Craig is a small town in Northwest Missouri where the Duck Inn Café celebrated its Grand Opening last year. Owner Charmaine Flint says, “We may not be able to continually support the Café alone, so we rely on other towns and freeway traffic to help support the café. It makes advertising absolutely necessary. NWMEF helped me to do that effectively.” Flint does not believe in just having a business in the community, she makes it her mission to be active in holiday and community celebrations. She also opens the Café as a community center on Friday nights offering board games, cards, dominoes and pool for children and adults to enjoy.
National statistics indicated that in the month of July 45,000 employees lost their jobs. Savannah native, Jennifer Kinder, was a local victim of this calamity as both she and her husband lost their jobs that month. She decided she no longer wanted to have to depend on others for employment and took control of her own destiny by embarking on a journey of owning her own business. She has never looked back. But when Kinder decided to become an entrepreneur she needed some assistance. The Savannah Chamber of Commerce referred her to Annette Weeks, facilitator for Northwest Missouri Enterprise Facilitation (NWMEF), to help her walk through the business concept.
“It was nice to have someone knowledgeable to bounce ideas around with and to help us with our financials,” Kinder said. “Everything happened so fast,” said Kinder. “Just maintaining enough energy for it all has been challenging, but the people, and the opportunity to get better acquainted with the community has made it all worthwhile.”

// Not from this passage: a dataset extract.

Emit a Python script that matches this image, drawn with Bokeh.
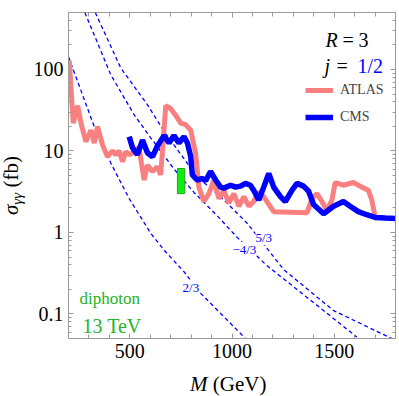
from bokeh.plotting import figure
from bokeh.models import (Range1d, FixedTicker, LinearAxis, LogAxis, Label,
                          Legend, LegendItem, Div)
from bokeh.layouts import row, column
from bokeh.embed import file_html
from bokeh.resources import INLINE

FONT = "Liberation Serif"

# ---------------- data ----------------
atlas_mass = [204, 223, 245, 261, 285, 310, 326, 342, 367, 391, 415, 432, 448,
              464, 480, 500, 545, 570, 586, 611, 635, 651, 676, 700, 724, 749,
              773, 798, 822, 838, 862, 887, 911, 936, 960, 984, 1009, 1033,
              1058, 1082, 1106, 1131, 1155, 1204, 1367, 1391, 1416, 1440, 1464,
              1489, 1505, 1545, 1594, 1635, 1667, 1684, 1700]
atlas_sigma = [128, 22, 36, 22, 13, 18, 12.5, 20, 11.8, 8.5, 10, 9, 10,
               7.4, 9.8, 9, 11, 4.4, 6.7, 5.6, 6.4, 5.1, 36, 33, 27.5, 22,
               21, 18, 9.4, 3.6, 2.4, 3.0, 4.4, 2.6, 3.3, 2.3, 3.0, 2.1,
               2.75, 2.1, 2.4, 3.15, 2.75, 1.8, 1.75, 2.6, 3.0, 2.4, 1.85,
               2.5, 4.1, 3.8, 4.1, 3.6, 3.3, 2.5, 1.55]

cms_mass = [497, 513, 537, 562, 586, 611, 635, 668, 692, 716, 740, 765, 782,
            798, 806, 830, 855, 871, 895, 920, 944, 960, 993, 1017, 1042, 1066,
            1090, 1106, 1131, 1155, 1180, 1204, 1237, 1261, 1294, 1318, 1350,
            1375, 1399, 1448, 1497, 1545, 1578, 1618, 1659, 1700, 1750, 1800]
cms_sigma = [15, 11, 9, 13.6, 9.5, 8.5, 11.5, 15.5, 12.5, 15.5, 12.5, 15, 12.5,
             8.5, 5.1, 4.4, 4.6, 4.3, 5.6, 4.4, 3.6, 3.5, 3.8, 3.6, 3.7, 4.0,
             3.8, 3.3, 2.5, 3.6, 5.3, 3.6, 2.75, 2.4, 3.3, 4.0, 3.7,
             3.2, 2.2, 1.7, 2.1, 2.4, 2.1, 1.8, 1.65, 1.53, 1.5, 1.48]

# theory curves, charge 2/3, -4/3, 5/3
q23_mass = [200, 326, 407, 496, 602, 667, 765, 846, 1066]
q23_sigma = [143, 19.9, 7.1, 2.63, 0.98, 0.61, 0.33, 0.18, 0.05]
qm43_mass = [280, 407, 521, 602, 720, 814, 928, 1025, 1172, 1334, 1611]
qm43_sigma = [500, 86, 27.9, 14.5, 5.85, 3.1, 1.6, 0.87, 0.39, 0.186, 0.052]
q53_mass = [331, 456, 586, 667, 830, 944, 1074, 1253, 1497, 1782]
q53_sigma = [500, 104, 37, 17.5, 4.8, 2.75, 1.3, 0.35, 0.11, 0.05]

# 750 GeV excess box
excess_mass_lo = [733]
excess_mass_hi = [769]
excess_sigma_lo = [3.0]
excess_sigma_hi = [6.1]

x_major = [500, 1000, 1500]
x_minor = list(range(200, 1801, 100))
y_major = [0.1, 1, 10, 100]
y_major_labels = ["0.1", "1", "10", "100"]
y_minor = [0.05, 0.06, 0.07, 0.08, 0.09, 0.2, 0.3, 0.4, 0.5, 0.6, 0.7, 0.8,
           0.9, 2, 3, 4, 5, 6, 7, 8, 9, 20, 30, 40, 50, 60, 70, 80, 90, 200,
           300, 400, 500]

# ---------------- figure ----------------
YDIV_W = 30
XDIV_H = 30
p = figure(width=399 - YDIV_W, height=396 - XDIV_H, x_range=Range1d(200, 1800),
           y_range=Range1d(0.05, 500), y_axis_type="log",
           output_backend="svg", toolbar_location=None,
           min_border_left=68 - YDIV_W, min_border_right=4, min_border_top=12,
           min_border_bottom=28, margin=0)
p.grid.visible = False
FRAME = "#9a9a9a"
p.outline_line_color = FRAME
p.background_fill_color = "white"
p.border_fill_color = "white"


def style_axis(ax, show_labels, minor_len):
    ax.axis_line_color = FRAME
    ax.major_tick_line_color = FRAME
    ax.minor_tick_line_color = FRAME
    ax.major_tick_in = 5
    ax.major_tick_out = 0
    ax.minor_tick_in = minor_len
    ax.minor_tick_out = 0
    ax.major_label_text_font = FONT
    ax.major_label_text_color = "black"
    if show_labels:
        ax.major_label_text_font_size = "20px"
        ax.major_label_standoff = 5
    else:
        ax.major_label_text_font_size = "0px"
        ax.major_label_standoff = 0


p.xaxis[0].ticker = FixedTicker(ticks=x_major, minor_ticks=x_minor)
p.yaxis[0].ticker = FixedTicker(ticks=y_major, minor_ticks=y_minor)
style_axis(p.xaxis[0], True, 4)
style_axis(p.yaxis[0], True, 3)
p.yaxis[0].major_label_overrides = dict(zip(y_major, y_major_labels))

ax_top = LinearAxis(ticker=FixedTicker(ticks=x_major, minor_ticks=x_minor))
style_axis(ax_top, False, 4)
ax_top.major_label_overrides = {v: "" for v in x_major}
p.add_layout(ax_top, "above")

ax_right = LogAxis(ticker=FixedTicker(ticks=y_major, minor_ticks=y_minor))
style_axis(ax_right, False, 3)
ax_right.major_label_overrides = {v: "" for v in y_major}
p.add_layout(ax_right, "right")

# theory curves
for m, s in ((q23_mass, q23_sigma), (qm43_mass, qm43_sigma), (q53_mass, q53_sigma)):
    p.line(m, s, line_color="#0000ff", line_width=1.3, line_dash="4 3")

# data
r_atlas = p.line(atlas_mass, atlas_sigma, line_color="#fa8080", line_width=5)
r_cms = p.line(cms_mass, cms_sigma, line_color="#0000ff", line_width=5.5)

p.quad(left=excess_mass_lo, right=excess_mass_hi, bottom=excess_sigma_lo,
       top=excess_sigma_hi, fill_color="#11ee11", line_color="#22a022",
       line_width=1)

# curve labels
for txt, xm, ys in (("2/3", 758, 0.214), ("5/3", 1115, 0.87), ("\u22124/3", 1002, 0.62)):
    p.add_layout(Label(x=xm, y=ys, text=txt, text_color="#0000ff",
                       text_font=FONT, text_font_size="13px",
                       text_baseline="alphabetic",
                       background_fill_color="white"))

# legend
legend = Legend(items=[LegendItem(label="ATLAS", renderers=[r_atlas]),
                       LegendItem(label="CMS", renderers=[r_cms])],
                location=(237, 211), orientation="vertical",
                border_line_alpha=0, background_fill_alpha=0,
                padding=0, margin=0, spacing=7, glyph_width=28,
                glyph_height=20, label_height=20, label_standoff=7,
                label_text_font=FONT, label_text_font_size="14px",
                label_text_baseline="middle")
p.add_layout(legend)


def lab(text, x, y, size="20px", style="normal", color="black"):
    p.add_layout(Label(x=x, y=y, x_units="screen", y_units="screen", text=text,
                       text_font=FONT, text_font_size=size,
                       text_font_style=style, text_color=color,
                       text_baseline="alphabetic", text_align="left"))


# R = 3, j = 1/2
lab("R", 257, 299, style="italic")
lab("=", 274, 299)
lab("3", 290, 299)
lab("j", 256, 273, style="italic")
lab("=", 268, 273)
lab("1/2", 289, 273, color="#0000ff")

# diphoton 13 TeV
lab("diphoton", 11, 40, size="17px", color="#26b326")
lab("13 TeV", 14, 13, size="20px", color="#26b326")

# axis titles (outside the frame, as HTML text)
TXT = ("font-family:'Liberation Serif'; font-size:21px; line-height:20px; "
       "color:black; white-space:nowrap;")
ylab_html = (
    '<div style="position:relative; width:%dpx; height:%dpx;">'
    '<div style="position:absolute; left:1px; top:215px; transform:rotate(-90deg); '
    'transform-origin:0 0; %s">'
    '<i>\u03c3</i><i style="font-size:15px; position:relative; top:4px;">\u03b3\u03b3</i>'
    ' (fb)</div></div>' % (YDIV_W, 396 - XDIV_H, TXT)
)
xlab_html = (
    '<div style="position:relative; width:399px; height:%dpx;">'
    '<div style="position:absolute; left:190px; top:8px; %s">'
    '<i>M</i> (GeV)</div></div>' % (XDIV_H, TXT)
)
ydiv = Div(text=ylab_html, width=YDIV_W, height=396 - XDIV_H, margin=0)
xdiv = Div(text=xlab_html, width=399, height=XDIV_H, margin=0)

layout = column(row(ydiv, p, spacing=0, margin=0), xdiv, spacing=0, margin=0)

open("out.html", "w").write(file_html(layout, INLINE))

The formation of Northwest Missouri Enterprise Facilitation was based on rural neighbors’ strong faith in the sustainability of their own rural community. Project volunteers maintain their belief in the passion, entrepreneurship, innovation, and creativity of rural people. They persist, in their desire to help others attain their fundamental needs for love, respect, dignity while preserving the quality and beauty of the rural way of life. Northwest Missouri Enterprise Facilitation board member continue to move forward, even when fundraising efforts for their nonprofit organization prove more and more difficult. They believe that the economic downturn will eventually swing upward in Northwest Missouri, and they humbly anticipate that their efforts will have been at least partly responsible for this success. Until that time these “good neighbors” trust that God will use them to transform the talents and visions of passionate rural people into good work.